Where $G$ is the gravitational constant, ${\rho }_c$ is the critical density, expressed in volumetric mass for an universe with no cosmological constant and zero spatial curvature, i.e., when${\rho }_c$ is given by Friedemann [6] equation , and$a_b=4\sigma ={\displaystyle \frac{{\pi }^2{k}_b^4}{15 c^3 {\hslash }^3}}$ is the constant radiation.

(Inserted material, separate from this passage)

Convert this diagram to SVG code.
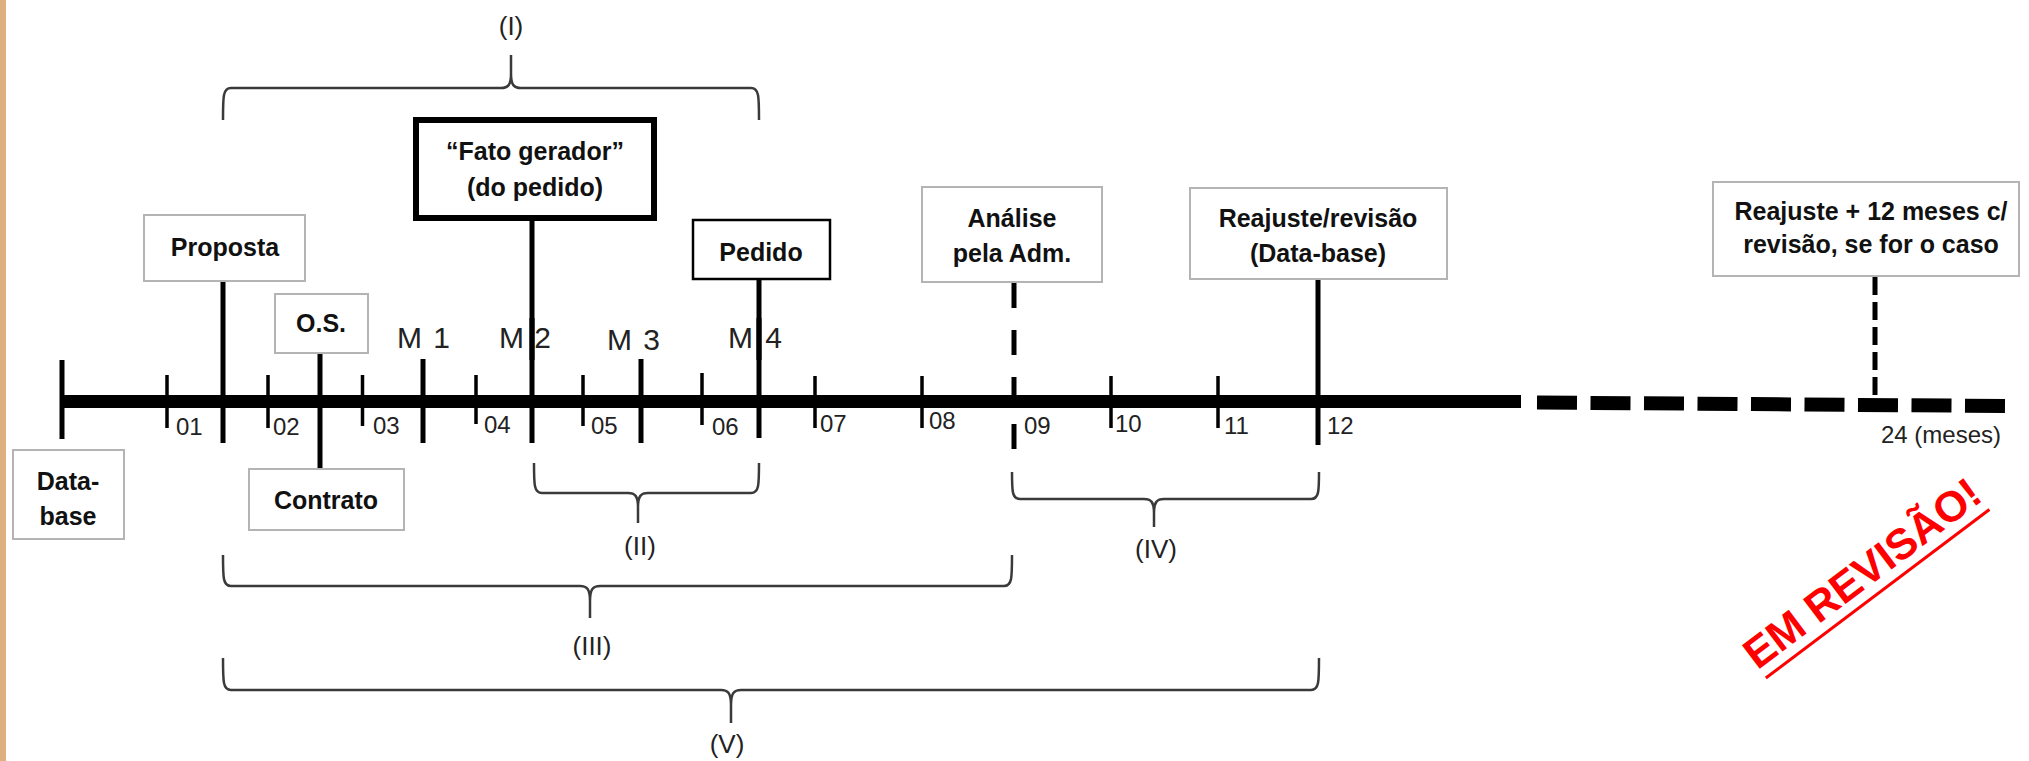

2. Heuristic Formula of Constant Radiation and Its Demonstration in Gamow Formula in Accordance with Rh=ct Thermodynamic Quantum Cosmology

The first part of the work had consisted of searching for constant numbers to adapt $a_b$ at the Eq.5 when $H={\displaystyle \frac{1}{t_{Rh}}}$. In this particular context, it is imperative to underscore the utilization of the interdependent equations 2 and 4. We found:

$\begin{array}{c}{a}_b={\displaystyle \frac{3*128 {\pi }^3 k_B^4}{c^3 {\hslash }^3}} \left(6\right)\end{array}$

With Eq.2 and Eq.6, we derive Eq.5 as follows:

$\begin{array}{c}{H}^2={\displaystyle \frac{8 \pi G*3*128 {\pi }^3 k_B^4 {\hslash }^4}{3 c^2 c^3 {\hslash }^3 k_B^4 4^4 {\pi }^4 t_{Rh }^2{2}^2 t_{Pl}^2}}\left(7\right)\end{array}$

Given that 128 multiplied by 8 equals 1024 and 4⁴ multiplied by 2² equals 1024, Eq.7 can be simplified as follows:

$\begin{array}{c}{H}^2={\displaystyle \frac{ G k_B^4 {\hslash }^4}{ c^5 {\hslash }^3 k_B^4 t_{Rh }^2 t_{Pl}^2}}\left(8\right)\end{array}$

Then we simplified Eq.8 as follows:

$\begin{array}{c}{H}^2={\displaystyle \frac{ G \hslash }{ t_{Rh }^2 c^5 t_{Pl}^2 }}\left(9\right)\end{array}$

Since $\begin{array}{c}{t}_{Pl }\end{array}=\sqrt{{\displaystyle \frac{\hslash G}{c^5}}}, \begin{array}{c}{t}_{Pl }^2\end{array}={\displaystyle \frac{\begin{array}{c}G \hslash \end{array}}{c^5}}$ so Eq.9 is equals to:

$\begin{array}{c}{H}^2={\displaystyle \frac{1}{ t_{Rh }^2}}\left(9\right)\end{array}$

i.e. $H={\displaystyle \frac{1}{ t_{Rh}}}$ , by definition.

3. Conclusion

We have proved the validity of our formula in this Rh=ct thermodynamic quantum cosmology in the domain of classical mechanics. The next step will consist of verifying the validity of this adaptation in the work of E.G. Haug [7] which is close to the correct evaluation of BBN abondance of light elements or for example by the tunnel effect adapted to our thermodynamic quantum cosmology model.